A friend of mine took his vehicle to a mechanic for repairs and later learnt that it was subsequently driven to the mechanic’s rural home for a wedding.
“Kambudzi kanodya pakakasungirirwa (I goat grazes where it is tethered. Those are my benefits),” the guys often hit back.
As if that is not enough, I heard some mechanics can change your tyres, battery and other engine components so that they can buy beer or attend to their pressing domestic needs.
Those who repair fridges, stoves, television sets and radios also do the same.
Builders and electricians are also not to be outdone.
They can sell your bricks, cement and other accessories if you are not careful.
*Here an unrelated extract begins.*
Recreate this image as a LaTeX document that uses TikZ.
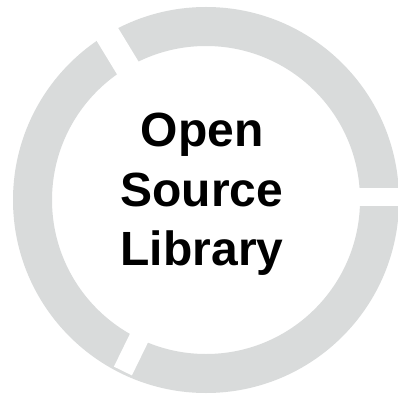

As I commit pen to paper gentle reader, there are some tradesmen being threatened with arrest for failing to fulfil their end of the bargain after blowing customers’ deposit fees on booze and women of easy virtue.
“Mukwasha mava kundinyanyira manje. I think you have taken me for a granted for too long and I no longer have an option than go and report the matter to the police,” you hear people shouting at complexes where informal traders operate from after being duped.
Other not-so-lucky tradesmen have lost teeth or suffered injuries after the people they would have duped set hired goons on them.
Tradesmen who dupe clients are known to have the habit of tip-toeing back home late at night and sneaking away early in the morning to avoid being cornered by aggrieved customers.
At times, after running away for too long, they would gather courage and threaten to assault the unhappy customer.
“That is why this country will never succeed. You are accusing me of poor workmanship but you buy your goods from non-reputable shops. I know that you owe me a lot of money, but I am willing to forgive you, and please kindly give me space to mind my life,” a certain builder told me straight in my face despite not having fulfilled his side of the bargain.
Hiring some tradesmen to do work for you is like committing a crime.
If they are not grumbling about food, they will be complaining about transport.
If you pay in advance, you start hearing about a sick wife, a sick child, a dead relative and money that has lost value.
At times, if you become too friendly, you will be left emotionally bruised.
You also need to be careful because some rowdy tradesmen beat up nosy clients. Unotsotsonywa.